Tandem Point Tandem Point(SM) Therapy:
An integrated acupressure approach for myofascial pain

by Rena K. Margulis
Presented to Rehabilitation Medicine Grand Rounds
National
Institutes of Health
March 17, 2000


Choosing a tandem point

One of the most common questions students and other clinicians ask is: How do you know which acupuncture point to choose as a tandem point? The reality is that a large number of points can be effective for any one problem.

As Peter Deadman wrote: "The insertion of a needle into the body in order to contact the qi will usually produce some changes, whichever the points selected. In current practice throughout the world there is enormous variety in point selection. Indeed this 'fuzziness' is not confined to the Western world. Within modern and classical Chinese traditions there is also enormous variation in understanding and predicting the effects of needling different points, and a great variety of ways to treating different diseases."(6)

Nevertheless the experience of doing Tandem Point therapy over thousands of hours has yielded some insights into which acupuncture points are likely to be most effective in allowing trigger points to release.

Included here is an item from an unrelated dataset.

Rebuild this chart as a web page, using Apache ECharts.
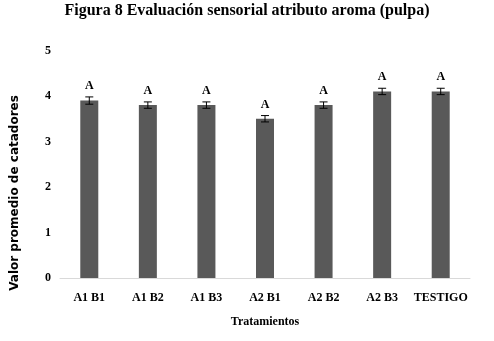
<!DOCTYPE html>
<html><head><meta charset="utf-8">
<script src="https://cdn.jsdelivr.net/npm/echarts@6/dist/echarts.min.js"></script>
<style>html,body{margin:0;padding:0;background:#fff}#c{width:494px;height:341px}</style>
</head><body><div id="c"></div>
<script>
const categories = ['A1 B1','A1 B2','A1 B3','A2 B1','A2 B2','A2 B3','TESTIGO'];
const values = [3.9, 3.8, 3.8, 3.5, 3.8, 4.1, 4.1];
const errors = [0.08, 0.07, 0.07, 0.07, 0.07, 0.07, 0.07];
const letters = ['A','A','A','A','A','A','A'];
const yTicks = [0, 1, 2, 3, 4, 5];

const font = '"Liberation Serif", "Times New Roman", serif';
const chart = echarts.init(document.getElementById('c'));
const errData = categories.map((c, i) => [i, values[i], errors[i], letters[i]]);
chart.setOption({
  animation: false,
  title: {
    text: 'Figura 8 Evaluación sensorial atributo aroma (pulpa)',
    left: 'center', top: -2,
    textStyle: {fontFamily: font, fontWeight: 'bold', fontSize: 16, color: '#000'}
  },
  graphic: [{
    type: 'text', x: 15, y: 193, rotation: Math.PI / 2,
    style: {text: 'Valor promedio de catadores', font: 'bold 12px "DejaVu Sans", sans-serif',
      fill: '#000', textAlign: 'center', textVerticalAlign: 'middle'}
  }],
  grid: {left: 60, right: 24, top: 50.5, bottom: 63},
  xAxis: {
    type: 'category', data: categories,
    axisLine: {lineStyle: {color: '#d9d9d9', width: 1}},
    axisTick: {show: false},
    axisLabel: {interval: 0, fontFamily: font, fontWeight: 'bold', fontSize: 12, color: '#000', margin: 14},
    name: 'Tratamientos', nameLocation: 'middle', nameGap: 38,
    nameTextStyle: {fontFamily: font, fontWeight: 'bold', fontSize: 12, color: '#000'}
  },
  yAxis: {
    type: 'value', min: 0, max: 5, interval: 1,
    axisLine: {show: false}, axisTick: {show: false}, splitLine: {show: false},
    axisLabel: {fontFamily: font, fontWeight: 'bold', fontSize: 12, color: '#000', margin: 9,
      formatter: v => yTicks.includes(v) ? String(v) : ''}
  },
  series: [{
    type: 'bar', data: values, barWidth: 18,
    itemStyle: {color: '#595959'}
  }, {
    type: 'custom', data: errData, z: 5,
    renderItem: (params, api) => {
      const x = api.value(0), v = api.value(1), e = api.value(2);
      const top = api.coord([x, v + e]);
      const bot = api.coord([x, v - e]);
      const hw = 4;
      return {type: 'group', children: [
        {type: 'line', shape: {x1: top[0], y1: top[1], x2: bot[0], y2: bot[1]}, style: {stroke: '#000', lineWidth: 1}},
        {type: 'line', shape: {x1: top[0]-hw, y1: top[1], x2: top[0]+hw, y2: top[1]}, style: {stroke: '#000', lineWidth: 1}},
        {type: 'line', shape: {x1: bot[0]-hw, y1: bot[1], x2: bot[0]+hw, y2: bot[1]}, style: {stroke: '#000', lineWidth: 1}},
        {type: 'text', x: top[0], y: top[1] - 5, style: {text: api.value(3), fill: '#000', font: 'bold 12px ' + font, textAlign: 'center', textVerticalAlign: 'bottom'}}
      ]};
    }
  }]
});
</script></body></html>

The following are good options for tandem points

  • points where a patient feels referred pain (must be taken; migraines are a special case--the patient should hold one or two points in the head while the clinician holds points in the feet)
  • the insertion and/or origin of the muscle including the trigger point
  • xi-cleft points on the same channel as that containing the trigger point or downstream from the trigger point are particularly indicated for pain and acute conditions (and for neck problems or referred pain to the head, Li 6 is particularly indicated and can be taken with a GB point or with Lu 6)
  • master points of the eight extraordinary channels, especially early in a session
  • shu-stream points on the same channel or on its six divisions partner, especially for yang channels and where there is pain in the joints
  • ying-spring points on the same channel or on its six divisions partner, especially when heat is being produced
  • points cun distal to the ying-spring points, especially in the feet
  • points under the toes, between the head of the metatarsal and the distal interphlangeal joint, usually in the same sagittal plane as a channel
  • luo-connecting points on the husband/wife channel
  • if the clinician has done a five-element pattern analysis, appropriate tonification/sedation points
  • LI 11 if appropriate for the five-element pattern, and LI 10 if not
  • source points, especially near the end of a session

Throughout the work, the clinician is feeling for the release in the primary trigger point. Success is releasing that point and allowing the muscle to reach its full length. The clinician can determine if a tandem point is effective based on the response of the primary trigger point. A good tandem point choice will immediately cause a jump in the amplitude of the pulsation in the primary trigger point. Within two seconds the primary trigger point will soften. Frequently it will give off heat.

It is particularly important to eventually clear points upstream and downstream from the trigger point in the Chinese conception of how energy flows in the body.